**Task description**. Pick out all lines with the word "Convert" from the records that follow.

(Collection entries)
※

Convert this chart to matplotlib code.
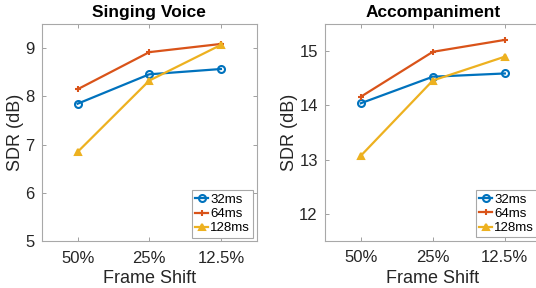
import numpy as np
import matplotlib.pyplot as plt

plt.rcParams['font.family'] = ['Liberation Sans', 'DejaVu Sans']

shifts = ['50%', '25%', '12.5%']
labels = ['32ms', '64ms', '128ms']
colors = ['#0072BD', '#D95319', '#EDB120']
markers = ['o', '+', '^']

voice_32 = [7.85, 8.46, 8.57]
voice_64 = [8.15, 8.92, 9.09]
voice_128 = [6.85, 8.33, 9.07]

acc_32 = [14.04, 14.53, 14.59]
acc_64 = [14.16, 14.99, 15.21]
acc_128 = [13.07, 14.46, 14.90]

fig = plt.figure(figsize=(5.36, 2.88), dpi=100)
ax1 = fig.add_axes([0.078, 0.163, 0.401, 0.753])
ax2 = fig.add_axes([0.606, 0.164, 0.403, 0.752])

x = np.arange(1, 4)


def draw(ax, series, title, ylim, yticks):
    for vals, lab, c, m in zip(series, labels, colors, markers):
        face = 'none' if m == 'o' else c
        ax.plot(x, vals, color=c, marker=m, markersize=5, markeredgewidth=1.5,
                markerfacecolor=face, linewidth=1.6, label=lab)
    ax.set_xlim(0.5, 3.5)
    ax.set_ylim(*ylim)
    ax.set_xticks(x)
    ax.set_xticklabels(shifts)
    ax.set_yticks(yticks)
    ax.tick_params(direction='in', top=True, right=True, labelsize=12,
                   labelcolor='#262626', color='#a0a0a0', length=3, width=0.7)
    ax.tick_params(axis='x', pad=7)
    ax.tick_params(axis='y', pad=5)
    for s in ax.spines.values():
        s.set_color('#a8a8a8')
        s.set_linewidth(0.8)
    ax.set_title(title, fontsize=12.5, fontweight='bold', pad=5)
    ax.set_xlabel('Frame Shift', fontsize=13, color='#262626', labelpad=3)
    ax.set_ylabel('SDR (dB)', fontsize=13, color='#262626', labelpad=1)
    leg = ax.legend(loc='lower right', fontsize=9.5, handlelength=1.0,
                    handletextpad=0.15, labelspacing=0.15, borderpad=0.25,
                    fancybox=False, framealpha=1, borderaxespad=0.25)
    leg.get_frame().set_edgecolor('#a8a8a8')
    leg.get_frame().set_linewidth(0.8)


draw(ax1, [voice_32, voice_64, voice_128], 'Singing Voice', (5, 9.5), [5, 6, 7, 8, 9])
draw(ax2, [acc_32, acc_64, acc_128], 'Accompaniment', (11.5, 15.5), [12, 13, 14, 15])

fig.savefig('out.png', dpi=100)
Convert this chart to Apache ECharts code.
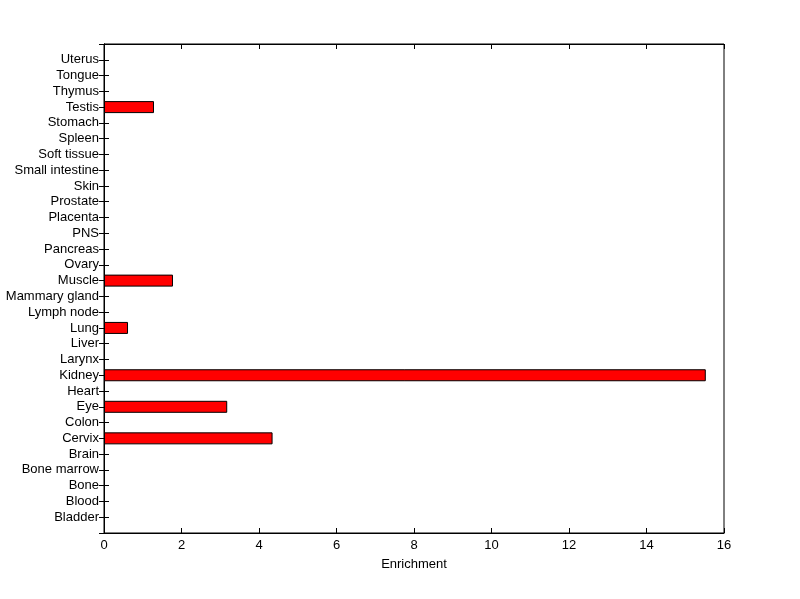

※

**Finished answer**.
Convert this chart to matplotlib code.
Convert this chart to Apache ECharts code.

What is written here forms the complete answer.